While Karl does not specifically mention this (probably because he is way too awesome for such obvious instructions), I think it particularly important to note that I try not to weight one side or the other by leaning. Rather, imagine standing up very straight, then lifting up your left foot. Technically, you are now weighting the right even though you are still standing straight. I’m really not quite sure I’m doing this right, since Karl is too much of a horse riding god to dispense such minutiae, but I think I have the general idea.

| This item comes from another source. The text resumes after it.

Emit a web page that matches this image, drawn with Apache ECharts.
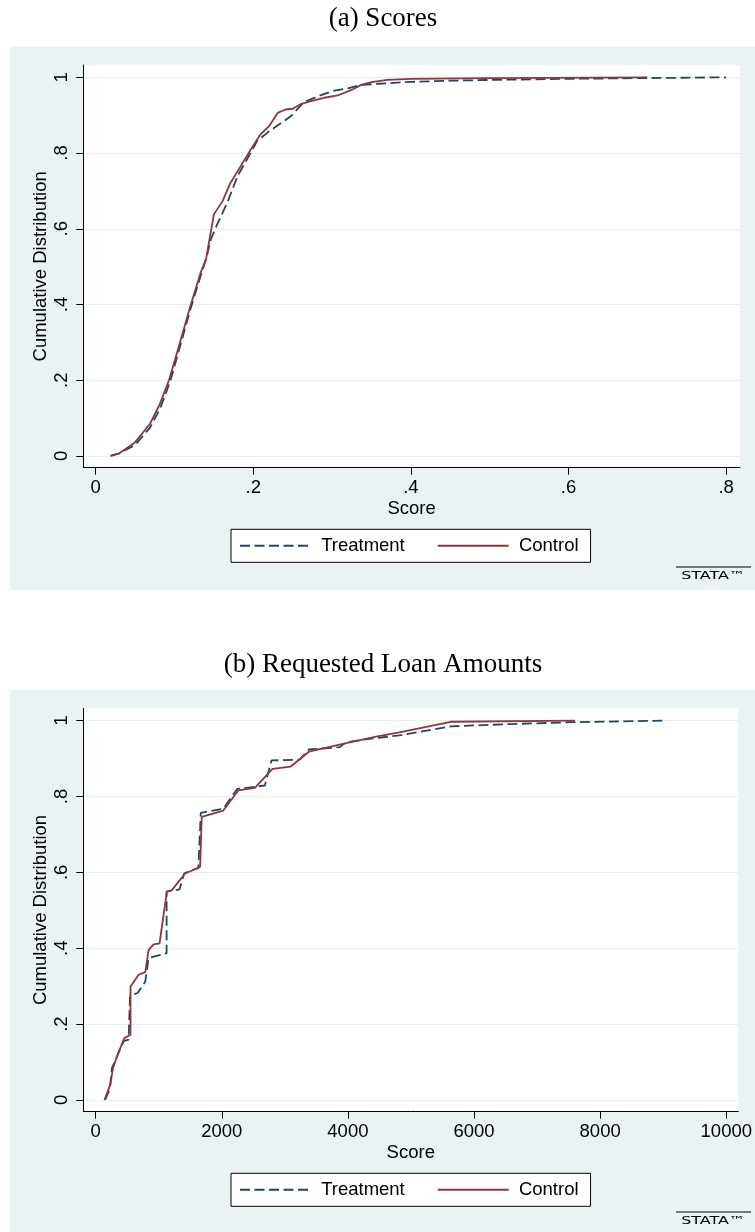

When I started working on canter with Surya, I paid very close attention to my weight. Since we started consistently getting the correct lead, I let my attention lapse. After re-reading Karl’s snarky proselytizing, I paid attention to my weight again at the trot, and realized that I’d been weighting the inside! I was telling Soy Bean to turn in, and brace against the inside. I shifted my weight to the outside, and all of a sudden BAM! We were trotting in flexed steady bendy circles. Combined with opening reins and better leg yielding, I think I have something.
Things I am unsure of:
1. If this success is repeatable, and as much of a break-through as I think it is. We will find out today in our lesson.
2. If I’m actually weighting the outside, or merely am finally balanced and no longer weighting the inside. How can anyone tell? The difference is not exactly super visible.
3. Apple versus pumpkin pie. If Ryan Gosling would just endorse one or the other…
The past few days I’ve been thinking a lot about the following: a horse is expected to bend into an inside leg, but travel away from an outside leg. The difference between the two is monumental, and key to my current struggle. I think in more advanced training it’s the same concept as the difference between a half-pass and a leg yield.